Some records
====

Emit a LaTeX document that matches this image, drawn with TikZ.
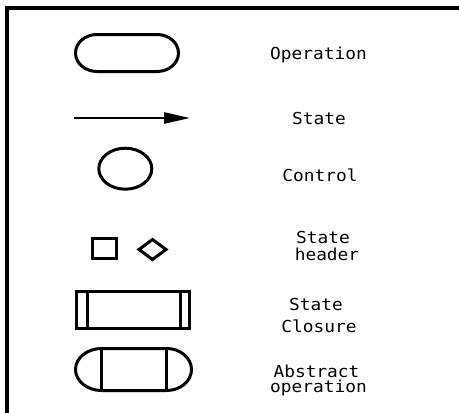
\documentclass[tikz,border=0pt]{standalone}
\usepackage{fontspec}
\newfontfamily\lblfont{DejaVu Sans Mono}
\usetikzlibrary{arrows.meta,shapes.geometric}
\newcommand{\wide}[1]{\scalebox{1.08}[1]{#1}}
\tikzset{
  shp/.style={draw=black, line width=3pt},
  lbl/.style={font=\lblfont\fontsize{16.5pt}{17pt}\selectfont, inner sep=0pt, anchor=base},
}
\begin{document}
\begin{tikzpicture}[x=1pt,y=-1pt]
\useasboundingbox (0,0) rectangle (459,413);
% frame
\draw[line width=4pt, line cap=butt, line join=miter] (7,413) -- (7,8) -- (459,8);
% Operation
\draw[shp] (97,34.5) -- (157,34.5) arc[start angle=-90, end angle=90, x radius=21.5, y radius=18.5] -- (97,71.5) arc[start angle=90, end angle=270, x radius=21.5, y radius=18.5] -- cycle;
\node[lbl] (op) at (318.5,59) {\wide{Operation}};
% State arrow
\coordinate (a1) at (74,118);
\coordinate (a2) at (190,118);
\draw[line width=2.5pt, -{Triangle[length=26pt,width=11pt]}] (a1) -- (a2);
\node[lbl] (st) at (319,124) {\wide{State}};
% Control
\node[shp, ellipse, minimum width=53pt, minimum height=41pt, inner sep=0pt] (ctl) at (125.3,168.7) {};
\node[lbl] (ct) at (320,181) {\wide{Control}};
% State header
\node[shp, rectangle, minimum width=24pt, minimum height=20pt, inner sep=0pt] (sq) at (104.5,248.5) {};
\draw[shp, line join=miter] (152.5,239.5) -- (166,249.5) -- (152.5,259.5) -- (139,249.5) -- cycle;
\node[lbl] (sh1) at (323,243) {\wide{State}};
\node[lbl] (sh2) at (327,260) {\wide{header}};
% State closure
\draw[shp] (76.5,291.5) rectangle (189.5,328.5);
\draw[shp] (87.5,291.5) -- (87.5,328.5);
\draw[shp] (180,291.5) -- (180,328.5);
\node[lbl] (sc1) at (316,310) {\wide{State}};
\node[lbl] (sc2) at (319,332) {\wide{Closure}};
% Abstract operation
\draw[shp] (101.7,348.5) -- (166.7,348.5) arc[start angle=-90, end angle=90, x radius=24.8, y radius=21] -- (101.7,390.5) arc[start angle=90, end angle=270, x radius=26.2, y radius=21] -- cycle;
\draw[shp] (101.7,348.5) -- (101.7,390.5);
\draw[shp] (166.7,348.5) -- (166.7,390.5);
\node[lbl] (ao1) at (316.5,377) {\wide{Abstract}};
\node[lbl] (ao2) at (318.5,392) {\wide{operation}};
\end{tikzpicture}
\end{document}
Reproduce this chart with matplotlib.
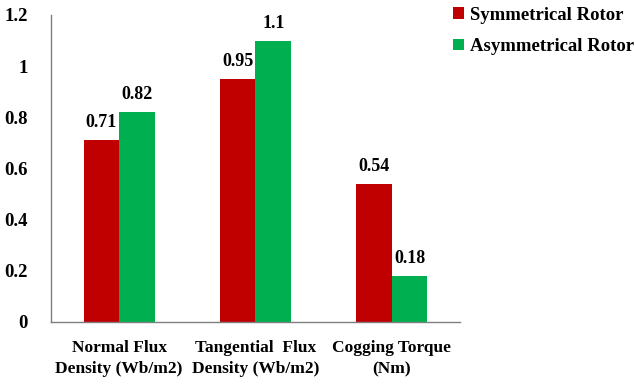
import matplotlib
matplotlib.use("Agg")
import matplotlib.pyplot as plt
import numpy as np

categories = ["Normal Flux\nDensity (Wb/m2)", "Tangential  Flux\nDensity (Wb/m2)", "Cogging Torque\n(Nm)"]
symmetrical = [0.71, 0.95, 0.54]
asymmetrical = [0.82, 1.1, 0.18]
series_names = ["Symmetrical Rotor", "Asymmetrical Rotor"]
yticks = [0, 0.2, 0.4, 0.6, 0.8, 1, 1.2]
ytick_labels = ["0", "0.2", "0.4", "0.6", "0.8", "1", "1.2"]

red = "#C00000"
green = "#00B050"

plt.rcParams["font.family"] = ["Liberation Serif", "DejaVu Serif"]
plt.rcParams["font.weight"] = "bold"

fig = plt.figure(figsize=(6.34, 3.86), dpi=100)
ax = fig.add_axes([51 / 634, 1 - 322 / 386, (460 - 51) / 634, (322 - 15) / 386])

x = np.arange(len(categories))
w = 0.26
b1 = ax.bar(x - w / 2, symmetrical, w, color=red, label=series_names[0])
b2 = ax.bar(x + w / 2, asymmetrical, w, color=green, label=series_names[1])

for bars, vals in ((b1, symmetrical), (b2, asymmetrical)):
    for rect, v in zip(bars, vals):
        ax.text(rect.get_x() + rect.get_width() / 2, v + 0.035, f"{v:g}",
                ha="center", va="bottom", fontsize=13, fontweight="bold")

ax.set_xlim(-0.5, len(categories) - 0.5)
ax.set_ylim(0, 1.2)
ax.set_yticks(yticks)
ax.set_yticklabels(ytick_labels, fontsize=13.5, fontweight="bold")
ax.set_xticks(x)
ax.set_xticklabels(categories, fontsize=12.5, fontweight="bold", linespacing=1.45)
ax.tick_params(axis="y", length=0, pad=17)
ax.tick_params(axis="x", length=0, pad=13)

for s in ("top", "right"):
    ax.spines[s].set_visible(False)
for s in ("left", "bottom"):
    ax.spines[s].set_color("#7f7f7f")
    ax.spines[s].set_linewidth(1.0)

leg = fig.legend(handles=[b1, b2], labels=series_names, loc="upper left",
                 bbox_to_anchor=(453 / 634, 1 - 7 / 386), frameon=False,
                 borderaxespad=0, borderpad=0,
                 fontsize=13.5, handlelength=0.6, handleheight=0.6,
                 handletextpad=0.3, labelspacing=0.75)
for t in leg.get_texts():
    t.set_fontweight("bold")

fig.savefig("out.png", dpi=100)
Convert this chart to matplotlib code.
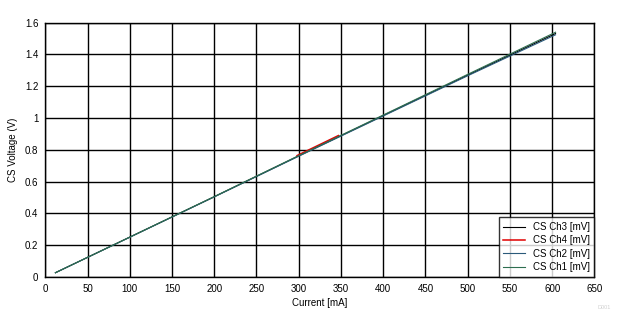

====

Leave out the pictures and transcribe everything else exactly.

Emit a LaTeX document that matches this image, drawn with TikZ.
\documentclass[tikz,border=0pt]{standalone}
\usepackage{fontspec}
\newfontfamily\lblfont{DejaVu Sans Mono}
\usetikzlibrary{arrows.meta,shapes.geometric}
\newcommand{\wide}[1]{\scalebox{1.08}[1]{#1}}
\tikzset{
  shp/.style={draw=black, line width=3pt},
  lbl/.style={font=\lblfont\fontsize{16.5pt}{17pt}\selectfont, inner sep=0pt, anchor=base},
}
\begin{document}
\begin{tikzpicture}[x=1pt,y=-1pt]
\useasboundingbox (0,0) rectangle (459,413);
% frame
\draw[line width=4pt, line cap=butt, line join=miter] (7,413) -- (7,8) -- (459,8);
% Operation
\draw[shp] (97,34.5) -- (157,34.5) arc[start angle=-90, end angle=90, x radius=21.5, y radius=18.5] -- (97,71.5) arc[start angle=90, end angle=270, x radius=21.5, y radius=18.5] -- cycle;
\node[lbl] (op) at (318.5,59) {\wide{Operation}};
% State arrow
\coordinate (a1) at (74,118);
\coordinate (a2) at (190,118);
\draw[line width=2.5pt, -{Triangle[length=26pt,width=11pt]}] (a1) -- (a2);
\node[lbl] (st) at (319,124) {\wide{State}};
% Control
\node[shp, ellipse, minimum width=53pt, minimum height=41pt, inner sep=0pt] (ctl) at (125.3,168.7) {};
\node[lbl] (ct) at (320,181) {\wide{Control}};
% State header
\node[shp, rectangle, minimum width=24pt, minimum height=20pt, inner sep=0pt] (sq) at (104.5,248.5) {};
\draw[shp, line join=miter] (152.5,239.5) -- (166,249.5) -- (152.5,259.5) -- (139,249.5) -- cycle;
\node[lbl] (sh1) at (323,243) {\wide{State}};
\node[lbl] (sh2) at (327,260) {\wide{header}};
% State closure
\draw[shp] (76.5,291.5) rectangle (189.5,328.5);
\draw[shp] (87.5,291.5) -- (87.5,328.5);
\draw[shp] (180,291.5) -- (180,328.5);
\node[lbl] (sc1) at (316,310) {\wide{State}};
\node[lbl] (sc2) at (319,332) {\wide{Closure}};
% Abstract operation
\draw[shp] (101.7,348.5) -- (166.7,348.5) arc[start angle=-90, end angle=90, x radius=24.8, y radius=21] -- (101.7,390.5) arc[start angle=90, end angle=270, x radius=26.2, y radius=21] -- cycle;
\draw[shp] (101.7,348.5) -- (101.7,390.5);
\draw[shp] (166.7,348.5) -- (166.7,390.5);
\node[lbl] (ao1) at (316.5,377) {\wide{Abstract}};
\node[lbl] (ao2) at (318.5,392) {\wide{operation}};
\end{tikzpicture}
\end{document}
Reproduce this chart with matplotlib.
import matplotlib
matplotlib.use("Agg")
import matplotlib.pyplot as plt
import numpy as np

categories = ["Normal Flux\nDensity (Wb/m2)", "Tangential  Flux\nDensity (Wb/m2)", "Cogging Torque\n(Nm)"]
symmetrical = [0.71, 0.95, 0.54]
asymmetrical = [0.82, 1.1, 0.18]
series_names = ["Symmetrical Rotor", "Asymmetrical Rotor"]
yticks = [0, 0.2, 0.4, 0.6, 0.8, 1, 1.2]
ytick_labels = ["0", "0.2", "0.4", "0.6", "0.8", "1", "1.2"]

red = "#C00000"
green = "#00B050"

plt.rcParams["font.family"] = ["Liberation Serif", "DejaVu Serif"]
plt.rcParams["font.weight"] = "bold"

fig = plt.figure(figsize=(6.34, 3.86), dpi=100)
ax = fig.add_axes([51 / 634, 1 - 322 / 386, (460 - 51) / 634, (322 - 15) / 386])

x = np.arange(len(categories))
w = 0.26
b1 = ax.bar(x - w / 2, symmetrical, w, color=red, label=series_names[0])
b2 = ax.bar(x + w / 2, asymmetrical, w, color=green, label=series_names[1])

for bars, vals in ((b1, symmetrical), (b2, asymmetrical)):
    for rect, v in zip(bars, vals):
        ax.text(rect.get_x() + rect.get_width() / 2, v + 0.035, f"{v:g}",
                ha="center", va="bottom", fontsize=13, fontweight="bold")

ax.set_xlim(-0.5, len(categories) - 0.5)
ax.set_ylim(0, 1.2)
ax.set_yticks(yticks)
ax.set_yticklabels(ytick_labels, fontsize=13.5, fontweight="bold")
ax.set_xticks(x)
ax.set_xticklabels(categories, fontsize=12.5, fontweight="bold", linespacing=1.45)
ax.tick_params(axis="y", length=0, pad=17)
ax.tick_params(axis="x", length=0, pad=13)

for s in ("top", "right"):
    ax.spines[s].set_visible(False)
for s in ("left", "bottom"):
    ax.spines[s].set_color("#7f7f7f")
    ax.spines[s].set_linewidth(1.0)

leg = fig.legend(handles=[b1, b2], labels=series_names, loc="upper left",
                 bbox_to_anchor=(453 / 634, 1 - 7 / 386), frameon=False,
                 borderaxespad=0, borderpad=0,
                 fontsize=13.5, handlelength=0.6, handleheight=0.6,
                 handletextpad=0.3, labelspacing=0.75)
for t in leg.get_texts():
    t.set_fontweight("bold")

fig.savefig("out.png", dpi=100)
Convert this chart to matplotlib code.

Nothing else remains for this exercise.